-------- EXERCISE INPUT --------
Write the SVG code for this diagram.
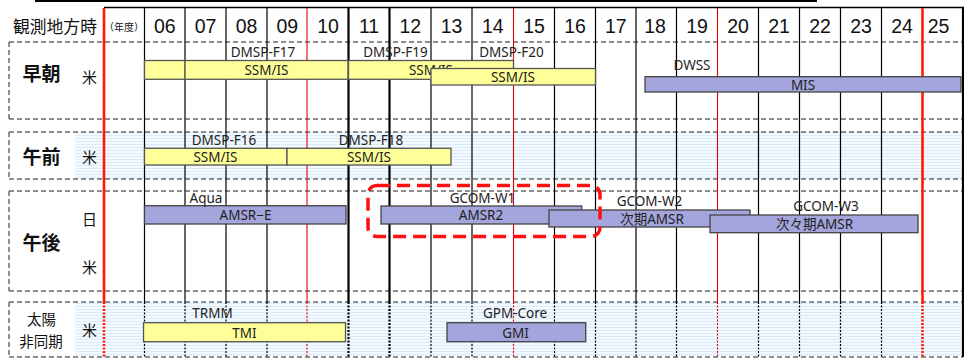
<svg xmlns="http://www.w3.org/2000/svg" width="964" height="358" viewBox="0 0 964 358">
<defs>
<pattern id="stripe" width="4" height="3" patternUnits="userSpaceOnUse">
<rect width="4" height="3" fill="#f3f9fe"/>
<rect y="0" width="4" height="1" fill="#dbecf9"/>
</pattern>
<style>
.jp{font-family:"Noto Sans CJK JP","Noto Sans",sans-serif;fill:#111}
.sec{font-size:19px;font-weight:bold}
.sub{font-size:15px}
.yr{font-family:"Liberation Sans","Open Sans",sans-serif;font-size:19.5px;fill:#111;text-anchor:middle}
.sat{font-family:"Noto Sans","Noto Sans CJK JP",sans-serif;font-size:13.5px;fill:#222;text-anchor:middle}
.bl{font-family:"Noto Sans","Noto Sans CJK JP",sans-serif;font-size:13.5px;fill:#222;text-anchor:middle}
.y{fill:#ffff99;stroke:#555;stroke-width:1.3}
.p{fill:#a5a5dd;stroke:#444;stroke-width:1.3}
.dash{stroke:#6b6b6b;stroke-width:1.5;stroke-dasharray:5 3;fill:none}
.g{stroke:#000;stroke-width:1.2}
.gk{stroke:#000;stroke-width:2.2}
.r{stroke:#e00000;stroke-width:1.1}
.rk{stroke:#ff1a00;stroke-width:2.6}
</style>
</defs>

<rect width="964" height="358" fill="#fff"/>

<!-- background bands -->
<rect x="75" y="132" width="889" height="47" fill="url(#stripe)"/>
<rect x="75" y="302" width="889" height="55" fill="url(#stripe)"/>

<!-- top lines -->
<line x1="35" y1="1" x2="817" y2="1" stroke="#000" stroke-width="2"/>
<line x1="104" y1="7.5" x2="964" y2="7.5" stroke="#000" stroke-width="1.5"/>

<!-- section dashed boxes -->
<g id="section-boxes">
<path class="dash" d="M9 42H963M9 119H963M9 42V119"/>
<path class="dash" d="M9 132H963M9 179H963M9 132V179"/>
<path class="dash" d="M9 191H963M9 291H963M9 191V291"/>
<path class="dash" d="M9 302H963M9 357H963M9 302V357"/>
</g>

<!-- grid lines -->
<g id="grid">
<g>
<line class="g" x1="144.5" y1="8" x2="144.5" y2="302"/>
<line class="g" x1="185" y1="8" x2="185" y2="302"/>
<line class="g" x1="226" y1="8" x2="226" y2="302"/>
<line class="g" x1="267" y1="8" x2="267" y2="302"/>
<line class="r" x1="307" y1="8" x2="307" y2="302"/>
<line class="gk" x1="348.5" y1="8" x2="348.5" y2="302"/>
<line class="gk" x1="389.5" y1="8" x2="389.5" y2="302"/>
<line class="g" x1="431" y1="8" x2="431" y2="302"/>
<line class="g" x1="472" y1="8" x2="472" y2="302"/>
<line class="r" x1="513.5" y1="8" x2="513.5" y2="302"/>
<line class="g" x1="554.5" y1="8" x2="554.5" y2="302"/>
<line class="g" x1="595.5" y1="8" x2="595.5" y2="302"/>
<line class="g" x1="636" y1="8" x2="636" y2="302"/>
<line class="g" x1="676.5" y1="8" x2="676.5" y2="302"/>
<line class="r" x1="717.5" y1="8" x2="717.5" y2="302"/>
<line class="g" x1="758.5" y1="8" x2="758.5" y2="302"/>
<line class="g" x1="799.5" y1="8" x2="799.5" y2="302"/>
<line class="g" x1="840.5" y1="8" x2="840.5" y2="302"/>
<line class="g" x1="881.5" y1="8" x2="881.5" y2="302"/>
<line class="rk" x1="922.5" y1="8" x2="922.5" y2="302"/>
<line class="gk" x1="963" y1="8" x2="963" y2="302"/>
<line class="rk" x1="104" y1="8" x2="104" y2="302"/>
</g>
<g stroke-dasharray="2 1.5">
<line class="g" x1="144.5" y1="302" x2="144.5" y2="357"/>
<line class="g" x1="185" y1="302" x2="185" y2="357"/>
<line class="g" x1="226" y1="302" x2="226" y2="357"/>
<line class="g" x1="267" y1="302" x2="267" y2="357"/>
<line class="r" x1="307" y1="302" x2="307" y2="357"/>
<line class="gk" x1="348.5" y1="302" x2="348.5" y2="357"/>
<line class="gk" x1="389.5" y1="302" x2="389.5" y2="357"/>
<line class="g" x1="431" y1="302" x2="431" y2="357"/>
<line class="g" x1="472" y1="302" x2="472" y2="357"/>
<line class="r" x1="513.5" y1="302" x2="513.5" y2="357"/>
<line class="g" x1="554.5" y1="302" x2="554.5" y2="357"/>
<line class="g" x1="595.5" y1="302" x2="595.5" y2="357"/>
<line class="g" x1="636" y1="302" x2="636" y2="357"/>
<line class="g" x1="676.5" y1="302" x2="676.5" y2="357"/>
<line class="r" x1="717.5" y1="302" x2="717.5" y2="357"/>
<line class="g" x1="758.5" y1="302" x2="758.5" y2="357"/>
<line class="g" x1="799.5" y1="302" x2="799.5" y2="357"/>
<line class="g" x1="840.5" y1="302" x2="840.5" y2="357"/>
<line class="g" x1="881.5" y1="302" x2="881.5" y2="357"/>
<line class="rk" x1="922.5" y1="302" x2="922.5" y2="357"/>
<line class="rk" x1="104" y1="302" x2="104" y2="357"/>
</g>
<line class="gk" x1="963" y1="302" x2="963" y2="357" stroke="#777"/>
</g>

<!-- header -->
<g id="header">
<text class="jp" x="13" y="33" font-size="16.8">観測地方時</text>
<text class="jp" x="104" y="31" font-size="10">（年度）</text>
<text class="yr" x="164.8" y="32.5">06</text>
<text class="yr" x="205.5" y="32.5">07</text>
<text class="yr" x="246.5" y="32.5">08</text>
<text class="yr" x="287.3" y="32.5">09</text>
<text class="yr" x="328" y="32.5">10</text>
<text class="yr" x="369" y="32.5">11</text>
<text class="yr" x="410.3" y="32.5">12</text>
<text class="yr" x="451.5" y="32.5">13</text>
<text class="yr" x="492.8" y="32.5">14</text>
<text class="yr" x="534" y="32.5">15</text>
<text class="yr" x="575" y="32.5">16</text>
<text class="yr" x="615.8" y="32.5">17</text>
<text class="yr" x="655" y="32.5">18</text>
<text class="yr" x="697" y="32.5">19</text>
<text class="yr" x="738" y="32.5">20</text>
<text class="yr" x="779" y="32.5">21</text>
<text class="yr" x="820" y="32.5">22</text>
<text class="yr" x="861" y="32.5">23</text>
<text class="yr" x="902" y="32.5">24</text>
<text class="yr" x="938.5" y="32.5">25</text>
</g>

<!-- row labels -->
<g id="row-labels">
<text class="jp sec" x="22.5" y="81">早朝</text>
<text class="jp sub" x="82" y="83">米</text>
<text class="jp sec" x="22.5" y="164">午前</text>
<text class="jp sub" x="82" y="163">米</text>
<text class="jp sec" x="22.5" y="250">午後</text>
<text class="jp sub" x="82" y="225">日</text>
<text class="jp sub" x="82" y="273">米</text>
<text class="jp" x="41.5" y="325" font-size="14.5" text-anchor="middle">太陽</text>
<text class="jp" x="41" y="346.5" font-size="14.5" text-anchor="middle">非同期</text>
<text class="jp sub" x="82" y="336">米</text>
</g>

<!-- early morning -->
<g id="dmsp-f17">
<rect class="y" x="144.5" y="60.5" width="40.5" height="18.8"/>
<rect class="y" x="185" y="60.5" width="163" height="18.8"/>
<text class="sat" x="263" y="57">DMSP-F17</text>
<text class="bl" x="266.5" y="75">SSM/IS</text>
</g>
<g id="dmsp-f19">
<rect class="y" x="348.5" y="60.5" width="165" height="18.8"/>
<text class="sat" x="395.5" y="57">DMSP-F19</text>
<text class="bl" x="431" y="75">SSM/IS</text>
</g>
<g id="dmsp-f20">
<rect class="y" x="431" y="68.5" width="164.5" height="16.5"/>
<text class="sat" x="511.5" y="57">DMSP-F20</text>
<text class="bl" x="513" y="82">SSM/IS</text>
</g>
<g id="dwss">
<rect class="p" x="645" y="76.7" width="316" height="15.3"/>
<text class="sat" x="692" y="70">DWSS</text>
<text class="bl" x="803" y="89.5">MIS</text>
</g>

<!-- morning -->
<g id="dmsp-f16">
<rect class="y" x="144.5" y="148.3" width="142.5" height="16.7"/>
<text class="sat" x="224" y="145">DMSP-F16</text>
<text class="bl" x="215.5" y="161.5">SSM/IS</text>
</g>
<g id="dmsp-f18">
<rect class="y" x="287" y="148.3" width="164" height="16.7"/>
<text class="sat" x="371" y="145">DMSP-F18</text>
<text class="bl" x="369" y="161.5">SSM/IS</text>
</g>

<!-- afternoon -->
<g id="aqua">
<rect class="p" x="144.5" y="205.7" width="201.5" height="18.3"/>
<text class="sat" x="206" y="203">Aqua</text>
<text class="bl" x="245.5" y="220">AMSR−E</text>
</g>
<g id="gcom-w1">
<rect class="p" x="381" y="206" width="200.7" height="18"/>
<text class="sat" x="482.5" y="203">GCOM-W1</text>
<text class="bl" x="481" y="220">AMSR2</text>
</g>
<g id="gcom-w2">
<rect class="p" x="549" y="210" width="201" height="17"/>
<text class="sat" x="649.5" y="206">GCOM-W2</text>
<text class="bl" x="652" y="224">次期AMSR</text>
</g>
<g id="gcom-w3">
<rect class="p" x="710" y="215" width="208" height="17.7"/>
<text class="sat" x="826" y="210.5">GCOM-W3</text>
<text class="bl" x="814.5" y="229">次々期AMSR</text>
</g>
<g id="highlight">
<rect x="368" y="185.5" width="232" height="51" rx="9" fill="none" stroke="#ff1010" stroke-width="3.5" stroke-dasharray="13 7"/>
</g>

<!-- non-sun-synchronous -->
<g id="trmm">
<rect class="y" x="143.5" y="322.7" width="202" height="19"/>
<text class="sat" x="212.5" y="318">TRMM</text>
<text class="bl" x="244.5" y="337.5">TMI</text>
</g>
<g id="gpm-core">
<rect class="p" x="447" y="322.7" width="138.7" height="19"/>
<text class="sat" x="515" y="318">GPM-Core</text>
<text class="bl" x="515.5" y="337.5">GMI</text>
</g>
</svg>
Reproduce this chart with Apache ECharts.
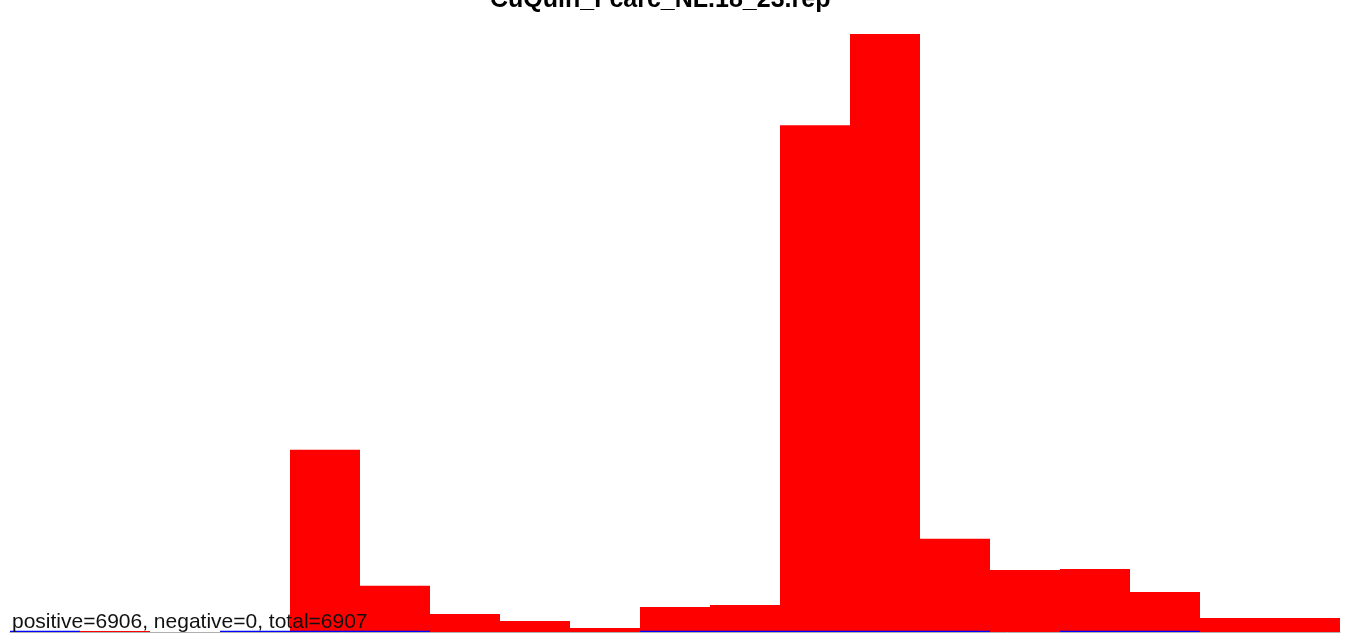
--------
WORK TO BE COMPLETED. From the entries above, pull out each line that includes "this".

ANSWER TO THE EXERCISE.
Write the SVG code for this diagram.
Reproduce this chart with Apache ECharts.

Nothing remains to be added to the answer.